— start SOURCE EXCERPT —

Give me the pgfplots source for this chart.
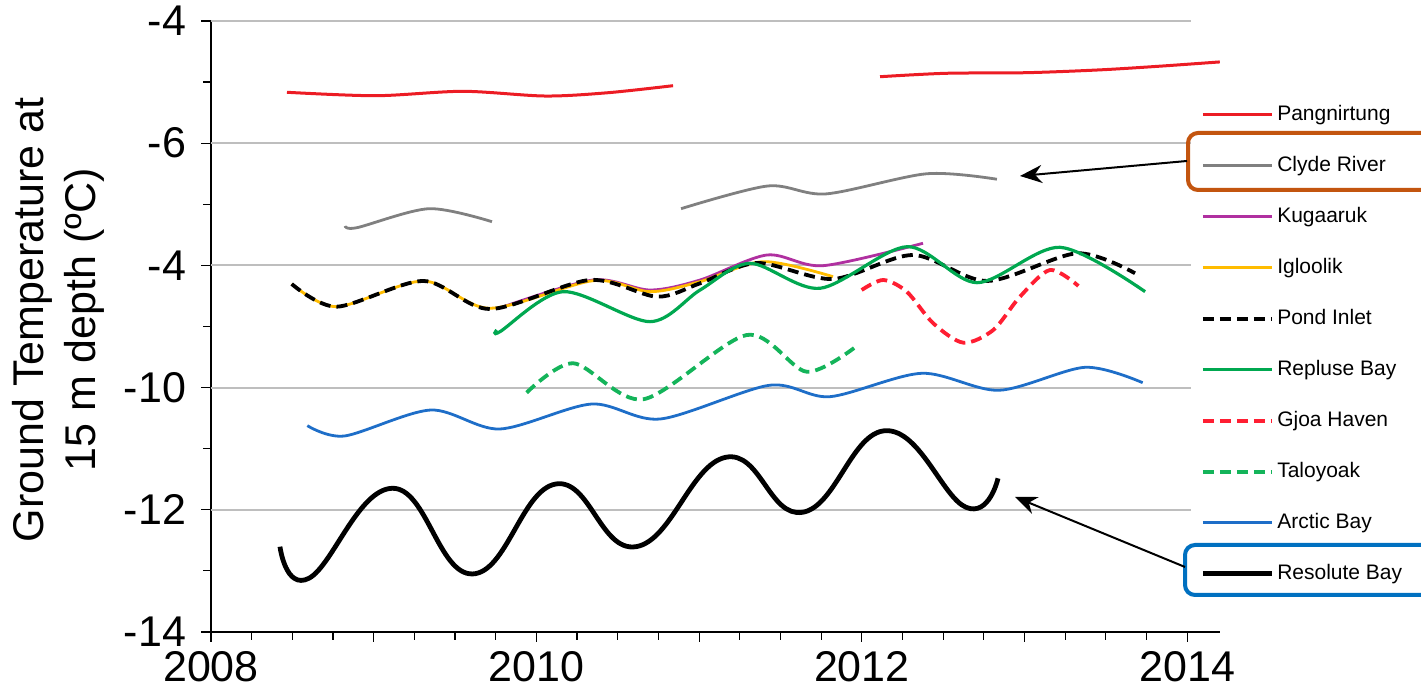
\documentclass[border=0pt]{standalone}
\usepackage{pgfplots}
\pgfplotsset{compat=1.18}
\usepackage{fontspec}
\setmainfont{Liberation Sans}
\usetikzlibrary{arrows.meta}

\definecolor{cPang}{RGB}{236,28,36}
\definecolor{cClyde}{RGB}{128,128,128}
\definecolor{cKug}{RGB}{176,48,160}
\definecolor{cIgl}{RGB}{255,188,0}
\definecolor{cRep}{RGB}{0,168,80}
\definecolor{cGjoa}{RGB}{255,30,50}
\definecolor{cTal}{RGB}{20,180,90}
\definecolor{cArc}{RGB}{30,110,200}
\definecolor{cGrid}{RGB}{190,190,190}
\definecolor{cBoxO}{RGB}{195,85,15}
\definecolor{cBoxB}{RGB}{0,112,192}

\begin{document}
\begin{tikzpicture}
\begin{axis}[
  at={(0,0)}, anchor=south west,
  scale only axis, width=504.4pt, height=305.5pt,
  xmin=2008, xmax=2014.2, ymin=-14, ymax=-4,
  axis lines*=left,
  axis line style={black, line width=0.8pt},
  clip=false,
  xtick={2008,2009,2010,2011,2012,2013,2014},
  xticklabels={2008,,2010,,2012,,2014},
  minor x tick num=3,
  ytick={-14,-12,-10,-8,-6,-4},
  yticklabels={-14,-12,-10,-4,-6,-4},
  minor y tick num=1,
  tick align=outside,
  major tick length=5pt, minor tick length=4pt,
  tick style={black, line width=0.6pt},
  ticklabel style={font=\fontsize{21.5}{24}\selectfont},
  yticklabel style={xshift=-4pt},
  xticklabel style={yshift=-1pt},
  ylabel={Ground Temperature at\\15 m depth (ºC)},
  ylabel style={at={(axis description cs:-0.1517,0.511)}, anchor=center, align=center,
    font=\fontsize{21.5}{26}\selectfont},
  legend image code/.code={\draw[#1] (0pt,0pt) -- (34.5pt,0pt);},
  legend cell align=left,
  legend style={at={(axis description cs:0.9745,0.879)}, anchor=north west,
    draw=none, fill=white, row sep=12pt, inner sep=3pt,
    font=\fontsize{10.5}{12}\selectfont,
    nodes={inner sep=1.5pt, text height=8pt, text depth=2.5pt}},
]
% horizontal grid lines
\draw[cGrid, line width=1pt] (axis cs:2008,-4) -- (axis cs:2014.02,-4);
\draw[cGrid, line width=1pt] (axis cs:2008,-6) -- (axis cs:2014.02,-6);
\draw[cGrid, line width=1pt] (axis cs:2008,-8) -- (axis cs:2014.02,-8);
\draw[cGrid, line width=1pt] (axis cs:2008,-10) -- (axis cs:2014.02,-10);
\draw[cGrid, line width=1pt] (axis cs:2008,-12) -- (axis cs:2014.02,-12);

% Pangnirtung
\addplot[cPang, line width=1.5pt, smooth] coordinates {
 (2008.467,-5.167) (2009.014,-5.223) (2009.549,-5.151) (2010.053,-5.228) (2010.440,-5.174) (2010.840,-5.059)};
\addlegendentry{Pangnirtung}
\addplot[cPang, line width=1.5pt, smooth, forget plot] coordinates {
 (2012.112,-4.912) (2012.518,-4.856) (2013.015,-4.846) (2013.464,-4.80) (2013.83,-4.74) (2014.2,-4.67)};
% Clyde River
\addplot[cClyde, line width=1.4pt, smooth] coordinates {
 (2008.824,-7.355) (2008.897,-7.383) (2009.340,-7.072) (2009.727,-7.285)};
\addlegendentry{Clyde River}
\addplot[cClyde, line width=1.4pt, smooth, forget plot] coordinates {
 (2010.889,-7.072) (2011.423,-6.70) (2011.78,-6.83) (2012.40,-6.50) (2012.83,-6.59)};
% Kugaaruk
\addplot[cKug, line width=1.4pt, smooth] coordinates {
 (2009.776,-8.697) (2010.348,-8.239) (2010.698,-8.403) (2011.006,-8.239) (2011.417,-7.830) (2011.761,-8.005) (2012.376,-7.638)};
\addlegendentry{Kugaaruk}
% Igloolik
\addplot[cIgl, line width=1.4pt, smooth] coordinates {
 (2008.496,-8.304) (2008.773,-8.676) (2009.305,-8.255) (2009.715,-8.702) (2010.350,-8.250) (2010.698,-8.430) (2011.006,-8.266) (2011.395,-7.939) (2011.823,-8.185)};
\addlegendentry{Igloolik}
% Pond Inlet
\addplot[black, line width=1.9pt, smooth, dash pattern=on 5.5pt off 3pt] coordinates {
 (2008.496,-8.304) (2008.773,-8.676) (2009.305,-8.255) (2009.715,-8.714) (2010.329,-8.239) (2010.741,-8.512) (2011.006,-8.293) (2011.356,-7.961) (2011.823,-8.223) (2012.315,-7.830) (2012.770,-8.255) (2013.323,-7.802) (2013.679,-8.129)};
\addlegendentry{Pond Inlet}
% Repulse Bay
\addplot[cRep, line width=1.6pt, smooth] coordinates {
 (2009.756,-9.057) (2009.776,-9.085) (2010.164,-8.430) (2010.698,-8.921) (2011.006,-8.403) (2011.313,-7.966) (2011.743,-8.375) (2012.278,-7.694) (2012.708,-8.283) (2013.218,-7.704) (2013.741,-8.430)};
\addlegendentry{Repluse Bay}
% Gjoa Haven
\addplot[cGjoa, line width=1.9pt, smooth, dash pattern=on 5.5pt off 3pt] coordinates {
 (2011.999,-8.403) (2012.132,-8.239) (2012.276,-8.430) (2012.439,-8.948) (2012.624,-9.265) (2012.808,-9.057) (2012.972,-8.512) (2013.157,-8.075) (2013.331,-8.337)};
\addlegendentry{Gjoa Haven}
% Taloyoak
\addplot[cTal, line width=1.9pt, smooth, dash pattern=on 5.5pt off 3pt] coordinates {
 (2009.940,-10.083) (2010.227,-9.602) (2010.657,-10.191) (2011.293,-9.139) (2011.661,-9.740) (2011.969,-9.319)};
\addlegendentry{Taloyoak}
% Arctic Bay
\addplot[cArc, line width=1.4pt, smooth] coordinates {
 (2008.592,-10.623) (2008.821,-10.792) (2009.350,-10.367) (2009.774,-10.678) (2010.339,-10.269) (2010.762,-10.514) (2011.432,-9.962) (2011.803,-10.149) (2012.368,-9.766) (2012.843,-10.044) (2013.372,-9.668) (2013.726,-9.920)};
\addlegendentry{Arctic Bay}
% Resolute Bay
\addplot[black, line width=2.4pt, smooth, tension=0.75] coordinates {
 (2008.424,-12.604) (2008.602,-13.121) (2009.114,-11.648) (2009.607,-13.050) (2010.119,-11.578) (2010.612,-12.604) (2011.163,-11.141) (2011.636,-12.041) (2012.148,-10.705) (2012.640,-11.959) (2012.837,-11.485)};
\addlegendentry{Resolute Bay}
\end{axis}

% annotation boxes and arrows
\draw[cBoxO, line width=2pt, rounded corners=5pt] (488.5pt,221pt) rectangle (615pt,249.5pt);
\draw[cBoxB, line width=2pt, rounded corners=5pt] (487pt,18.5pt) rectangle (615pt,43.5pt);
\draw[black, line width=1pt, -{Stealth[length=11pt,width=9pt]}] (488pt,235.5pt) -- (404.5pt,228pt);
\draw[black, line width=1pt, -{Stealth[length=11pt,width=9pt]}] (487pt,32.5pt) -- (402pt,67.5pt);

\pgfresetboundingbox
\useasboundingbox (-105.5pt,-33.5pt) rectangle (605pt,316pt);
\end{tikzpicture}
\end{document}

— end SOURCE EXCERPT —

→ EXERCISE PROMPT: Leave out the pictures and reproduce the rest of the listing exactly.

→ THE REPLY:
Give me the pgfplots source for this chart.
\documentclass[border=0pt]{standalone}
\usepackage{pgfplots}
\pgfplotsset{compat=1.18}
\usepackage{fontspec}
\setmainfont{Liberation Sans}
\usetikzlibrary{arrows.meta}

\definecolor{cPang}{RGB}{236,28,36}
\definecolor{cClyde}{RGB}{128,128,128}
\definecolor{cKug}{RGB}{176,48,160}
\definecolor{cIgl}{RGB}{255,188,0}
\definecolor{cRep}{RGB}{0,168,80}
\definecolor{cGjoa}{RGB}{255,30,50}
\definecolor{cTal}{RGB}{20,180,90}
\definecolor{cArc}{RGB}{30,110,200}
\definecolor{cGrid}{RGB}{190,190,190}
\definecolor{cBoxO}{RGB}{195,85,15}
\definecolor{cBoxB}{RGB}{0,112,192}

\begin{document}
\begin{tikzpicture}
\begin{axis}[
  at={(0,0)}, anchor=south west,
  scale only axis, width=504.4pt, height=305.5pt,
  xmin=2008, xmax=2014.2, ymin=-14, ymax=-4,
  axis lines*=left,
  axis line style={black, line width=0.8pt},
  clip=false,
  xtick={2008,2009,2010,2011,2012,2013,2014},
  xticklabels={2008,,2010,,2012,,2014},
  minor x tick num=3,
  ytick={-14,-12,-10,-8,-6,-4},
  yticklabels={-14,-12,-10,-4,-6,-4},
  minor y tick num=1,
  tick align=outside,
  major tick length=5pt, minor tick length=4pt,
  tick style={black, line width=0.6pt},
  ticklabel style={font=\fontsize{21.5}{24}\selectfont},
  yticklabel style={xshift=-4pt},
  xticklabel style={yshift=-1pt},
  ylabel={Ground Temperature at\\15 m depth (ºC)},
  ylabel style={at={(axis description cs:-0.1517,0.511)}, anchor=center, align=center,
    font=\fontsize{21.5}{26}\selectfont},
  legend image code/.code={\draw[#1] (0pt,0pt) -- (34.5pt,0pt);},
  legend cell align=left,
  legend style={at={(axis description cs:0.9745,0.879)}, anchor=north west,
    draw=none, fill=white, row sep=12pt, inner sep=3pt,
    font=\fontsize{10.5}{12}\selectfont,
    nodes={inner sep=1.5pt, text height=8pt, text depth=2.5pt}},
]
% horizontal grid lines
\draw[cGrid, line width=1pt] (axis cs:2008,-4) -- (axis cs:2014.02,-4);
\draw[cGrid, line width=1pt] (axis cs:2008,-6) -- (axis cs:2014.02,-6);
\draw[cGrid, line width=1pt] (axis cs:2008,-8) -- (axis cs:2014.02,-8);
\draw[cGrid, line width=1pt] (axis cs:2008,-10) -- (axis cs:2014.02,-10);
\draw[cGrid, line width=1pt] (axis cs:2008,-12) -- (axis cs:2014.02,-12);

% Pangnirtung
\addplot[cPang, line width=1.5pt, smooth] coordinates {
 (2008.467,-5.167) (2009.014,-5.223) (2009.549,-5.151) (2010.053,-5.228) (2010.440,-5.174) (2010.840,-5.059)};
\addlegendentry{Pangnirtung}
\addplot[cPang, line width=1.5pt, smooth, forget plot] coordinates {
 (2012.112,-4.912) (2012.518,-4.856) (2013.015,-4.846) (2013.464,-4.80) (2013.83,-4.74) (2014.2,-4.67)};
% Clyde River
\addplot[cClyde, line width=1.4pt, smooth] coordinates {
 (2008.824,-7.355) (2008.897,-7.383) (2009.340,-7.072) (2009.727,-7.285)};
\addlegendentry{Clyde River}
\addplot[cClyde, line width=1.4pt, smooth, forget plot] coordinates {
 (2010.889,-7.072) (2011.423,-6.70) (2011.78,-6.83) (2012.40,-6.50) (2012.83,-6.59)};
% Kugaaruk
\addplot[cKug, line width=1.4pt, smooth] coordinates {
 (2009.776,-8.697) (2010.348,-8.239) (2010.698,-8.403) (2011.006,-8.239) (2011.417,-7.830) (2011.761,-8.005) (2012.376,-7.638)};
\addlegendentry{Kugaaruk}
% Igloolik
\addplot[cIgl, line width=1.4pt, smooth] coordinates {
 (2008.496,-8.304) (2008.773,-8.676) (2009.305,-8.255) (2009.715,-8.702) (2010.350,-8.250) (2010.698,-8.430) (2011.006,-8.266) (2011.395,-7.939) (2011.823,-8.185)};
\addlegendentry{Igloolik}
% Pond Inlet
\addplot[black, line width=1.9pt, smooth, dash pattern=on 5.5pt off 3pt] coordinates {
 (2008.496,-8.304) (2008.773,-8.676) (2009.305,-8.255) (2009.715,-8.714) (2010.329,-8.239) (2010.741,-8.512) (2011.006,-8.293) (2011.356,-7.961) (2011.823,-8.223) (2012.315,-7.830) (2012.770,-8.255) (2013.323,-7.802) (2013.679,-8.129)};
\addlegendentry{Pond Inlet}
% Repulse Bay
\addplot[cRep, line width=1.6pt, smooth] coordinates {
 (2009.756,-9.057) (2009.776,-9.085) (2010.164,-8.430) (2010.698,-8.921) (2011.006,-8.403) (2011.313,-7.966) (2011.743,-8.375) (2012.278,-7.694) (2012.708,-8.283) (2013.218,-7.704) (2013.741,-8.430)};
\addlegendentry{Repluse Bay}
% Gjoa Haven
\addplot[cGjoa, line width=1.9pt, smooth, dash pattern=on 5.5pt off 3pt] coordinates {
 (2011.999,-8.403) (2012.132,-8.239) (2012.276,-8.430) (2012.439,-8.948) (2012.624,-9.265) (2012.808,-9.057) (2012.972,-8.512) (2013.157,-8.075) (2013.331,-8.337)};
\addlegendentry{Gjoa Haven}
% Taloyoak
\addplot[cTal, line width=1.9pt, smooth, dash pattern=on 5.5pt off 3pt] coordinates {
 (2009.940,-10.083) (2010.227,-9.602) (2010.657,-10.191) (2011.293,-9.139) (2011.661,-9.740) (2011.969,-9.319)};
\addlegendentry{Taloyoak}
% Arctic Bay
\addplot[cArc, line width=1.4pt, smooth] coordinates {
 (2008.592,-10.623) (2008.821,-10.792) (2009.350,-10.367) (2009.774,-10.678) (2010.339,-10.269) (2010.762,-10.514) (2011.432,-9.962) (2011.803,-10.149) (2012.368,-9.766) (2012.843,-10.044) (2013.372,-9.668) (2013.726,-9.920)};
\addlegendentry{Arctic Bay}
% Resolute Bay
\addplot[black, line width=2.4pt, smooth, tension=0.75] coordinates {
 (2008.424,-12.604) (2008.602,-13.121) (2009.114,-11.648) (2009.607,-13.050) (2010.119,-11.578) (2010.612,-12.604) (2011.163,-11.141) (2011.636,-12.041) (2012.148,-10.705) (2012.640,-11.959) (2012.837,-11.485)};
\addlegendentry{Resolute Bay}
\end{axis}

% annotation boxes and arrows
\draw[cBoxO, line width=2pt, rounded corners=5pt] (488.5pt,221pt) rectangle (615pt,249.5pt);
\draw[cBoxB, line width=2pt, rounded corners=5pt] (487pt,18.5pt) rectangle (615pt,43.5pt);
\draw[black, line width=1pt, -{Stealth[length=11pt,width=9pt]}] (488pt,235.5pt) -- (404.5pt,228pt);
\draw[black, line width=1pt, -{Stealth[length=11pt,width=9pt]}] (487pt,32.5pt) -- (402pt,67.5pt);

\pgfresetboundingbox
\useasboundingbox (-105.5pt,-33.5pt) rectangle (605pt,316pt);
\end{tikzpicture}
\end{document}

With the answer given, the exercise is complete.